Interview: Huntress’ Jill Janus on Heat Stroke, Bus Breakdowns, and Disappearing Trolls

JillJanusHeadshotIn anticipation of this summer’s Rockstar Energy Drink Mayhem Festival–which we cover in our June/July 2014 issue, on newsstands now–we asked some of the tour’s previous participants to share their craziest memories from the experience and to give their best advice to this year’s performers. Below, Huntress frontwoman Jill Janus sounds off.

REVOLVER What is your favorite or craziest memory of last year’s Mayhem Fest?
JILL JANUS My craziest memory was our bus breaking down. Twice. Our bus mates were Battlecross, team players all the way. The heat was so vicious, our bus couldn’t handle the hottest days. The A/C would go out first, all electric in the bus next, then the smell of burning rubber. Overheating was typical, but when it broke down the second time, we had to leave the bus with a mechanic for repairs, then rent an SUV and van. We traveled like this for about a week, then got the bus back. Turns out the bus was way behind on inspections and didn’t have back breaks. Shit happens.

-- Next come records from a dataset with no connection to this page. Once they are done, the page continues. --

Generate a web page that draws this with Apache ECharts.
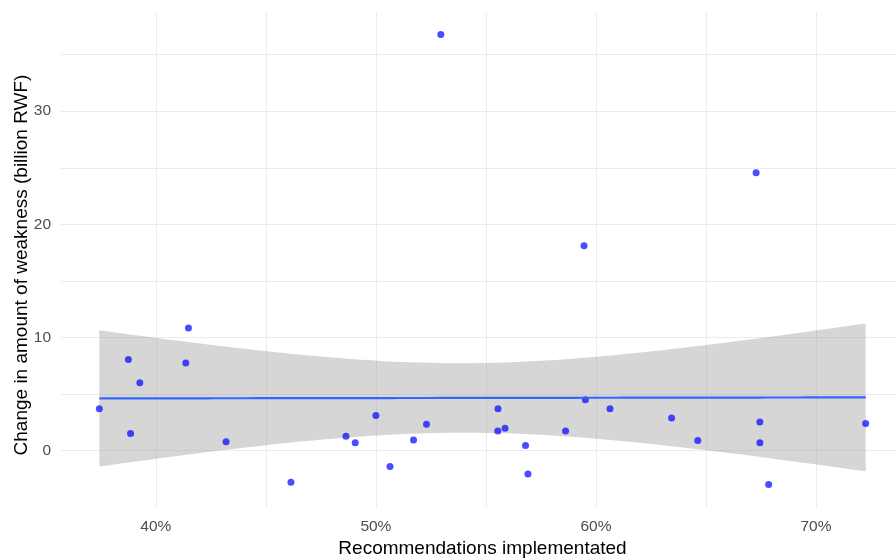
<!DOCTYPE html>
<html>
<head>
<meta charset="utf-8">
<title>Recommendations implemented vs change in weakness</title>
<script src="https://cdn.jsdelivr.net/npm/echarts@6/dist/echarts.min.js"></script>
<style>
  html, body { margin: 0; padding: 0; background: #ffffff; }
  #chart { width: 896px; height: 558px; }
</style>
</head>
<body>
<div id="chart"></div>
<script>
// Share of recommendations implemented (%) per entity
const implementedPct = [
  37.43, 38.75, 38.85, 39.27, 41.36, 41.48, 43.19, 46.14,
  48.64, 49.06, 50.00, 50.64, 51.71, 52.30, 52.95, 55.55,
  55.54, 55.87, 56.80, 56.91, 58.62, 59.46, 59.52, 60.64,
  63.44, 64.63, 67.28, 67.45, 67.45, 67.85, 72.26
];
// Change in amount of weakness (billion RWF) for the same entities
const weaknessChange = [
  3.70, 8.05, 1.50, 6.00, 7.73, 10.83, 0.78, -2.80,
  1.27, 0.70, 3.10, -1.41, 0.93, 2.33, 36.78, 3.70,
  1.72, 1.98, 0.45, -2.08, 1.72, 18.10, 4.50, 3.70,
  2.87, 0.90, 24.55, 2.52, 0.70, -3.00, 2.39
];
// Tick positions (gridlines) and labelled ticks
const xGridTicks = [40, 45, 50, 55, 60, 65, 70];
const xLabelTicks = [40, 50, 60, 70];
const yGridTicks = [0, 5, 10, 15, 20, 25, 30, 35];
const yLabelTicks = [0, 10, 20, 30];

// Student t quantile (0.975) for n - 2 = 29 degrees of freedom
const T_975_DF29 = 2.045;

// Ordinary least squares fit with a 95% confidence band
function linearFit(xs, ys) {
  const n = xs.length;
  const mx = xs.reduce((a, b) => a + b, 0) / n;
  const my = ys.reduce((a, b) => a + b, 0) / n;
  let sxx = 0, sxy = 0;
  for (let i = 0; i < n; i++) {
    sxx += (xs[i] - mx) * (xs[i] - mx);
    sxy += (xs[i] - mx) * (ys[i] - my);
  }
  const slope = sxy / sxx;
  const intercept = my - slope * mx;
  let sse = 0;
  for (let i = 0; i < n; i++) {
    const r = ys[i] - (intercept + slope * xs[i]);
    sse += r * r;
  }
  const s = Math.sqrt(sse / (n - 2));
  return { n, mx, sxx, slope, intercept, s };
}

const fit = linearFit(implementedPct, weaknessChange);
const xMinData = Math.min(...implementedPct);
const xMaxData = Math.max(...implementedPct);
const yMinData = Math.min(...weaknessChange);
const yMaxData = Math.max(...weaknessChange);

// Evaluate the fit at 80 evenly spaced points across the data range
const bandX = [], bandLo = [], bandHi = [], fitLine = [];
const nEval = 80;
for (let k = 0; k < nEval; k++) {
  const x = xMinData + (xMaxData - xMinData) * k / (nEval - 1);
  const yhat = fit.intercept + fit.slope * x;
  const se = fit.s * Math.sqrt(1 / fit.n + (x - fit.mx) * (x - fit.mx) / fit.sxx);
  bandX.push(x);
  bandLo.push(yhat - T_975_DF29 * se);
  bandHi.push(yhat + T_975_DF29 * se);
  fitLine.push([x, yhat]);
}

// Axis limits padded by 5% of the data range on each side
const xPad = (xMaxData - xMinData) * 0.05;
const yPad = (yMaxData - yMinData) * 0.05;

const chart = echarts.init(document.getElementById('chart'), null, { renderer: 'canvas' });
const FONT = '"Liberation Sans", Arial, sans-serif';

chart.setOption({
  animation: false,
  backgroundColor: '#ffffff',
  grid: { left: 61, top: 12, bottom: 51, right: -8, containLabel: false, outerBoundsMode: 'none' },
  xAxis: {
    type: 'value',
    min: xMinData - xPad,
    max: xMaxData + xPad,
    name: 'Recommendations implementated',
    nameLocation: 'middle',
    nameGap: 32,
    nameMoveOverlap: false,
    nameTextStyle: { color: '#000000', fontSize: 19, fontFamily: FONT },
    axisLine: { show: false },
    axisTick: { show: false, customValues: xGridTicks },
    axisLabel: {
      customValues: xLabelTicks,
      formatter: v => v + '%',
      color: '#4d4d4d', fontSize: 15.5, fontFamily: FONT, margin: 12
    },
    splitLine: { show: true, lineStyle: { color: '#ebebeb', width: 1 } }
  },
  yAxis: {
    type: 'value',
    min: yMinData - yPad,
    max: yMaxData + yPad,
    name: 'Change in amount of weakness (billion RWF)',
    nameLocation: 'middle',
    nameGap: 30,
    nameMoveOverlap: false,
    nameTextStyle: { color: '#000000', fontSize: 19, fontFamily: FONT, padding: [0, 11, 0, 0] },
    axisLine: { show: false },
    axisTick: { show: false, customValues: yGridTicks },
    axisLabel: {
      customValues: yLabelTicks,
      color: '#4d4d4d', fontSize: 15.5, fontFamily: FONT, margin: 10
    },
    splitLine: { show: true, lineStyle: { color: '#ebebeb', width: 1 } }
  },
  series: [
    {
      type: 'scatter',
      data: implementedPct.map((x, i) => [x, weaknessChange[i]]),
      symbolSize: 7,
      itemStyle: { color: 'rgba(0,0,255,0.7)', opacity: 1 },
      silent: true
    },
    {
      type: 'custom',
      data: bandX.map((x, i) => [x, bandLo[i], bandHi[i]]),
      encode: { x: 0, y: [1, 2] },
      silent: true,
      renderItem: function (params, api) {
        if (params.dataIndex !== 0) return null;
        const pts = [];
        for (let i = 0; i < bandX.length; i++) pts.push(api.coord([bandX[i], bandHi[i]]));
        for (let i = bandX.length - 1; i >= 0; i--) pts.push(api.coord([bandX[i], bandLo[i]]));
        return {
          type: 'polygon',
          shape: { points: pts },
          style: { fill: 'rgba(153,153,153,0.4)' }
        };
      }
    },
    {
      type: 'line',
      data: fitLine,
      showSymbol: false,
      lineStyle: { color: '#3366ff', width: 2.2 },
      silent: true
    }
  ]
});
</script>
</body>
</html>
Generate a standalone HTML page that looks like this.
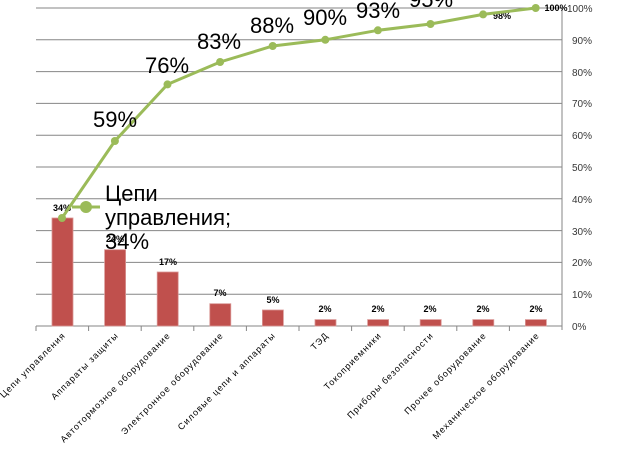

What advice do you have for this year’s bands?
The best advice I can give bands on Mayhem Fest is don’t drink too much water! Sounds crazy, but the problem I encountered in brutally hot temperatures was drinking too much water and flushing out my body’s salt. So I got heat stroked twice. A trick I picked up was carrying a salt shaker to side stage and putting a little salt on my tongue before I performed, and washing that back with water. No more heat strokes. And seriously, take advantage of those free Rockstar
Energy Drinks!

What does it mean to you to have been a part of something like Mayhem Fest?
Being part of Mayhem Fest is obviously a killer boost for visibility and fan base, but more than all that, it’s like being part of a family. Everyone looks out for each other and there’s a newfound camaraderie with bands you’ve admired for years. Once you’re inside this touring machine, all the noise from the outside world dies down; you start to realize as you climb the ranks in metal, opinions of outsiders don’t matter. The trolls and negativity disappear, and you truly know you’re living the dream.